[START OF Data segment]

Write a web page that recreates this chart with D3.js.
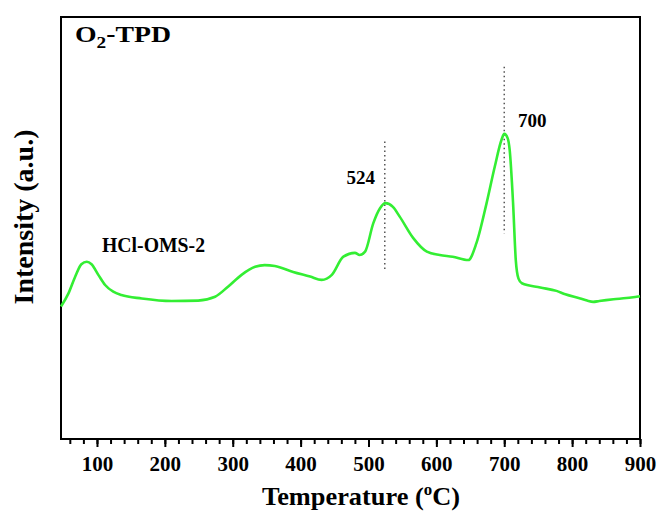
<!DOCTYPE html>
<html>
<head>
<meta charset="utf-8">
<script src="https://cdn.jsdelivr.net/npm/d3@7"></script>
<style>
    body { margin: 0; background: #fff; }
    svg text { font-family: "Liberation Serif", "DejaVu Serif", serif; font-weight: bold; fill: #000; }
</style>
</head>
<body>
<svg id="chart"></svg>
<script>
// Temperature (°C)
const temps = [47, 58, 68, 77, 85, 92, 102, 112, 124, 136, 166, 210, 249, 274, 293, 313,
    333, 347, 362, 389, 414, 431, 446, 463, 480, 487, 495, 507, 517, 525, 536, 546,
    566, 586, 605, 624, 647, 659, 674, 686, 696, 700, 705, 708, 713, 717, 721, 726, 753,
    777, 790, 812, 822, 831, 840, 850, 861, 880, 895, 900];
// Intensity (a.u.)
const intensity = [31.4, 34.5, 38.5, 41.4, 42.0, 41.4, 38.9, 36.5, 34.9, 34.1, 33.3, 32.7, 32.8, 33.7, 36.1, 38.9,
    40.8, 41.2, 41.0, 39.6, 38.5, 37.7, 38.9, 43.2, 44.1, 43.6, 44.4, 51.1, 54.7, 55.9, 55.0, 52.7,
    47.6, 44.4, 43.6, 43.2, 42.4, 46.4, 55.9, 64.5, 70.9, 72.3, 71.3, 68.5, 55.9, 42.4, 38.0, 36.9, 35.9,
    35.1, 34.3, 33.3, 32.8, 32.5, 32.7, 32.9, 33.1, 33.4, 33.7, 33.8];

const xTicks = [100, 200, 300, 400, 500, 600, 700, 800, 900];

// peak markers: temperature, label, dotted line top / bottom intensity
const peakTemps = [524, 700];
const peakLabels = ["524", "700"];
const peakTop = [70.5, 88.2];
const peakBottom = [39.7, 48.7];

const width = 660;
const height = 515;
const margin = {top: 17, right: 20, bottom: 76, left: 61};
const innerW = width - margin.left - margin.right;
const innerH = height - margin.top - margin.bottom;

const svg = d3.select("#chart")
    .attr("width", width)
    .attr("height", height);

const g = svg.append("g")
    .attr("transform", `translate(${margin.left},${margin.top})`);

const x = d3.scaleLinear().domain([47, 900]).range([0, innerW]);
const y = d3.scaleLinear().domain([0, 100]).range([innerH, 0]);

// minor ticks every 20
g.append("g")
    .attr("transform", `translate(0,${innerH})`)
    .call(d3.axisBottom(x).tickValues(d3.range(60, 901, 20)).tickSize(5).tickFormat(""))
    .call(a => a.select(".domain").remove())
    .call(a => a.selectAll("line").attr("stroke-width", 2));

// major ticks
const xAxis = g.append("g")
    .attr("transform", `translate(0,${innerH})`)
    .call(d3.axisBottom(x).tickValues(xTicks).tickSize(8).tickPadding(9).tickFormat(d3.format("d")));
xAxis.select(".domain").remove();
xAxis.selectAll("line").attr("stroke-width", 2);
xAxis.selectAll("text")
    .style("font-size", "21px")
    .style("font-family", "'Liberation Serif', serif")
    .style("font-weight", "bold");

// frame
g.append("rect")
    .attr("width", innerW)
    .attr("height", innerH)
    .attr("fill", "none")
    .attr("stroke", "#000")
    .attr("stroke-width", 2);

// dotted peak lines
g.selectAll(".peak-line")
    .data(peakTemps)
    .enter().append("line")
    .attr("class", "peak-line")
    .attr("x1", d => x(d))
    .attr("x2", d => x(d))
    .attr("y1", (d, i) => y(peakTop[i]))
    .attr("y2", (d, i) => y(peakBottom[i]))
    .attr("stroke", "#555")
    .attr("stroke-width", 1.5)
    .attr("stroke-dasharray", "1.5,3");

// trace
const data = temps.map((t, i) => ({t: t, v: intensity[i]}));
const line = d3.line()
    .x(d => x(d.t))
    .y(d => y(d.v))
    .curve(d3.curveMonotoneX);

g.append("path")
    .datum(data)
    .attr("fill", "none")
    .attr("stroke", "#33ee33")
    .attr("stroke-width", 2.6)
    .attr("stroke-linejoin", "round")
    .attr("d", line);

// peak labels
const labelDx = [-24, 28];
const labelDy = [43, 60];
g.selectAll(".peak-label")
    .data(peakTemps)
    .enter().append("text")
    .attr("class", "peak-label")
    .attr("x", (d, i) => x(d) + labelDx[i])
    .attr("y", (d, i) => y(peakTop[i]) + labelDy[i])
    .attr("text-anchor", "middle")
    .style("font-size", "19px")
    .text((d, i) => peakLabels[i]);

g.append("text")
    .attr("x", 41)
    .attr("y", 235)
    .style("font-size", "20px")
    .attr("textLength", 103)
    .attr("lengthAdjust", "spacingAndGlyphs")
    .text("HCl-OMS-2");

// title O2-TPD
const title = g.append("text")
    .attr("x", 14)
    .attr("y", 25)
    .style("font-size", "23px")
    .attr("textLength", 96)
    .attr("lengthAdjust", "spacingAndGlyphs");
title.append("tspan").text("O");
title.append("tspan").attr("dy", 6).style("font-size", "16px").text("2");
title.append("tspan").attr("dy", -6).text("-TPD");

// axis titles
const xt = svg.append("text")
    .attr("x", 262)
    .attr("y", 505)
    .style("font-size", "25px")
    .attr("textLength", 198)
    .attr("lengthAdjust", "spacingAndGlyphs");
xt.append("tspan").text("Temperature (");
xt.append("tspan").attr("dy", -10).style("font-size", "16px").text("o");
xt.append("tspan").attr("dy", 10).text("C)");

svg.append("text")
    .attr("transform", "translate(33,217) rotate(-90)")
    .attr("text-anchor", "middle")
    .style("font-size", "28px")
    .text("Intensity (a.u.)");
</script>
</body>
</html>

[END OF Data segment]

• Written instruction: With the pictures left out, restate word for word every line of the data above, from the first down to the line that contains "const y = d3.scaleLinear().domain([0, 100]).range([innerH, 0]);".

• Written reply:
Write a web page that recreates this chart with D3.js.
<!DOCTYPE html>
<html>
<head>
<meta charset="utf-8">
<script src="https://cdn.jsdelivr.net/npm/d3@7"></script>
<style>
    body { margin: 0; background: #fff; }
    svg text { font-family: "Liberation Serif", "DejaVu Serif", serif; font-weight: bold; fill: #000; }
</style>
</head>
<body>
<svg id="chart"></svg>
<script>
// Temperature (°C)
const temps = [47, 58, 68, 77, 85, 92, 102, 112, 124, 136, 166, 210, 249, 274, 293, 313,
    333, 347, 362, 389, 414, 431, 446, 463, 480, 487, 495, 507, 517, 525, 536, 546,
    566, 586, 605, 624, 647, 659, 674, 686, 696, 700, 705, 708, 713, 717, 721, 726, 753,
    777, 790, 812, 822, 831, 840, 850, 861, 880, 895, 900];
// Intensity (a.u.)
const intensity = [31.4, 34.5, 38.5, 41.4, 42.0, 41.4, 38.9, 36.5, 34.9, 34.1, 33.3, 32.7, 32.8, 33.7, 36.1, 38.9,
    40.8, 41.2, 41.0, 39.6, 38.5, 37.7, 38.9, 43.2, 44.1, 43.6, 44.4, 51.1, 54.7, 55.9, 55.0, 52.7,
    47.6, 44.4, 43.6, 43.2, 42.4, 46.4, 55.9, 64.5, 70.9, 72.3, 71.3, 68.5, 55.9, 42.4, 38.0, 36.9, 35.9,
    35.1, 34.3, 33.3, 32.8, 32.5, 32.7, 32.9, 33.1, 33.4, 33.7, 33.8];

const xTicks = [100, 200, 300, 400, 500, 600, 700, 800, 900];

// peak markers: temperature, label, dotted line top / bottom intensity
const peakTemps = [524, 700];
const peakLabels = ["524", "700"];
const peakTop = [70.5, 88.2];
const peakBottom = [39.7, 48.7];

const width = 660;
const height = 515;
const margin = {top: 17, right: 20, bottom: 76, left: 61};
const innerW = width - margin.left - margin.right;
const innerH = height - margin.top - margin.bottom;

const svg = d3.select("#chart")
    .attr("width", width)
    .attr("height", height);

const g = svg.append("g")
    .attr("transform", `translate(${margin.left},${margin.top})`);

const x = d3.scaleLinear().domain([47, 900]).range([0, innerW]);
const y = d3.scaleLinear().domain([0, 100]).range([innerH, 0]);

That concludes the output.